Coloro che sono effettivamente interessati all’acquisto, ma non hanno disponibilità economica per effettuarlo nel breve termine. In questo caso la persona viene lasciata cadere nel così detto “imbuto del marketing”: la persona viene considerata come potenziale cliente e rimane oggetto, in quanto tale, delle campagne di marketing dell’azienda. La startup deve, in questo caso, concentrarsi su coloro che potranno realmente effettuare l’acquisto in tempi brevi.

Tra coloro che non hanno un budget a disposizione vanno incluse anche le persone che non sono interessate all’acquisto, ma vogliono comunque relazionarsi con voi: queste persone rappresentano una perdita di tempo per la startup.
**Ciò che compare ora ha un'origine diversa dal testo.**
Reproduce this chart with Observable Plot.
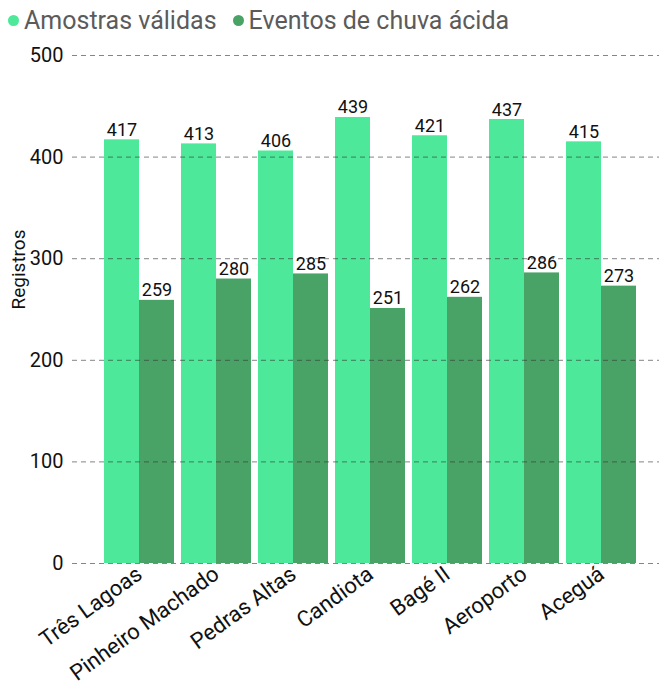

A volte, alle persone piace sentirsi oggetto delle attenzioni che un’azienda alla ricerca di potenziali clienti può offrire: per questo motivo, mantengono comunque i contatti pur senza avere alcuna intenzione di acquistare il prodotto/servizio offerto. Queste persone, secondo Suster, vanno categoricamente evitate in quanto rappresentano una perdita di tempo e risorse che andrebbero impiegate su potenziali clienti che vorrebbero davvero effettuare un acquisto.

L’ultima parte si concentra invece sulla tematica delle vendite nel fund raising: secondo Suster, molto semplicemente, “Raising money is selling”.
Le vendite sono una metrica imprescindibile quando si effettua la raccolta di capitali, perché rappresentano tutto il potenziale di una startup. Se si dispone di un prodotto che rappresenta una valida soluzione ad un problema, se si hanno le competenze necessarie per produrlo, se esiste una base di potenziali clienti abbastanza ampia che vuole acquistarlo, vuol dire che la startup ha ottime possibilità di successo e che può meritare la fiducia dell’investitore.